In a statement on its website, Sky News Australia confirmed the suspension, saying it came after “a review of old uploaded videos”.

“Sky News Australia acknowledges YouTube’s right to enforce its policies and looks forward to continuing to publish its popular news and analysis content back to its audience of 1.85 million YouTube subscribers shortly,” it said.

“We support broad discussion and debate on a wide range of topics and perspectives which is vital to any democracy. We take our commitment to meeting editorial and community expectations seriously.”

Sky also said it “expressly rejects that any host has ever denied the existence of COVID-19 as was implied, and no such videos were ever published or removed”.

However, in a separate editorial published to Sky’s website, the channel’s digital editor Jack Houghton called the YouTube ban “a disturbing attack on the ability to think freely”.

YouTube wouldn’t confirm which videos had been removed, but Houghton said they were “debates around whether masks were effective and whether lockdowns were justified when considering their adverse health outcomes”.

He noted scientific advice on both points had shifted during the COVID outbreak, and argued “in a pandemic the flow of information changes rapidly”.

YouTube defended its decision, saying it applies policies “equally for everyone regardless of uploader”.

People visit a mass vaccination centre to receive a Covid-19 vaccine in Melbourne on April 21, 2021

Sky said the videos in question were about masks and lockdowns.
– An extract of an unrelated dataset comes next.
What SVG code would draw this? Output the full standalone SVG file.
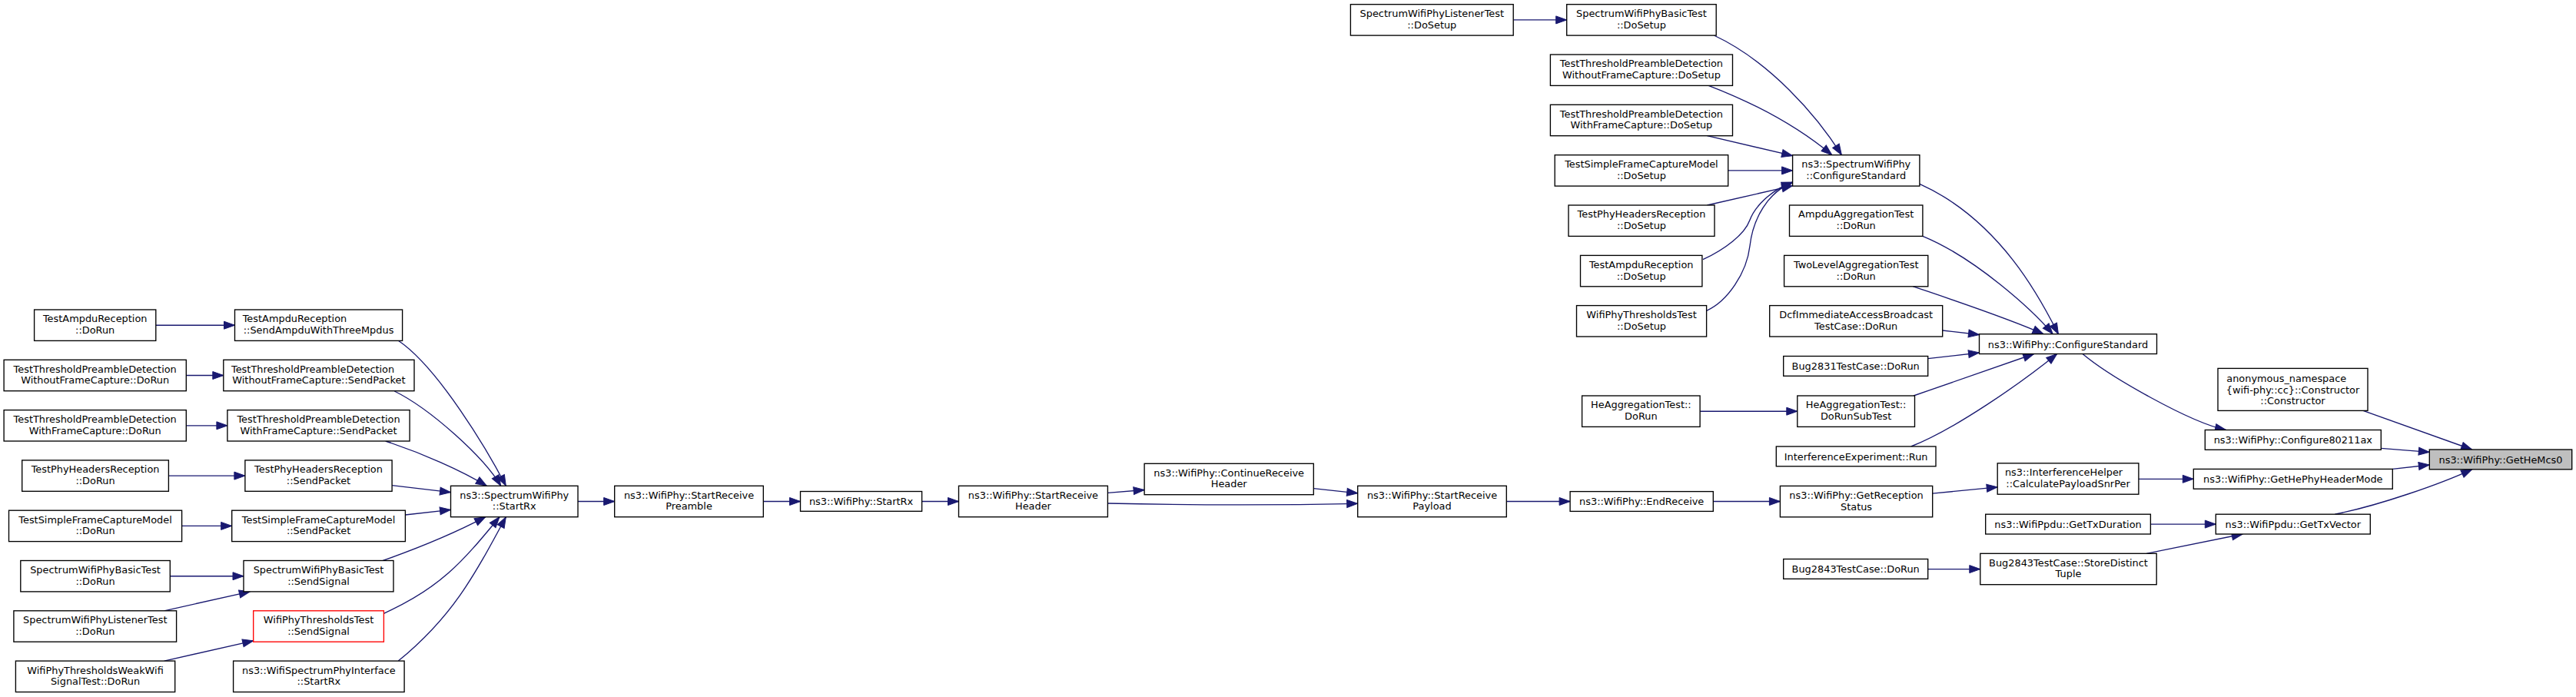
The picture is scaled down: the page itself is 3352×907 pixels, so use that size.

Photo: AAP

“We have clear and established COVID-19 medical misinformation policies based on local and global health authority guidance, to prevent the spread of COVID-19 misinformation that could cause real-world harm,” the YouTube spokesperson said.

Bigger online audience than main commercial networks

Despite a relatively small television audience on Foxtel, Sky News Australia has one of the biggest YouTube channels in the country, with 1.86 million subscribers.

By comparison, ABC News has 1.42 million, 9 News Australia 767,000 and 7 News Australia 542,000.

Sky News Australia’s YouTube videos regularly rack up hundreds of thousands or even millions of views.

YouTube’s community standards system sees a channel permanently deleted if it receives three ‘strikes’ within a 90-day period.

A warning is given for a “first violation”, the standards set out. But a strike is issued if “your content doesn’t follow our policies for a second time”.

YouTube’s internal policies don’t allow videos that share medical misinformation about COVID, including those that contradict local health advice on treatments, preventions, transmission or social distancing.

The YouTube sting comes after Sky host Alan Jones was dropped from his column in News Corp’s Daily Telegraph and criticised by former 2GB Radio colleague Ray Hadley following controversial comments on lockdowns and the pandemic.

Sky News Australia also posted a correction on its website last month, following a segment where Jones interviewed Mr Kelly about the COVID pandemic and death rates in the United Kingdom.

Jones gave an on-air correction during his show on July 19.

Also on Sunday, Sky News Australia expanded with a new free-to-air offering in regional parts of the country through WIN and Southern Cross.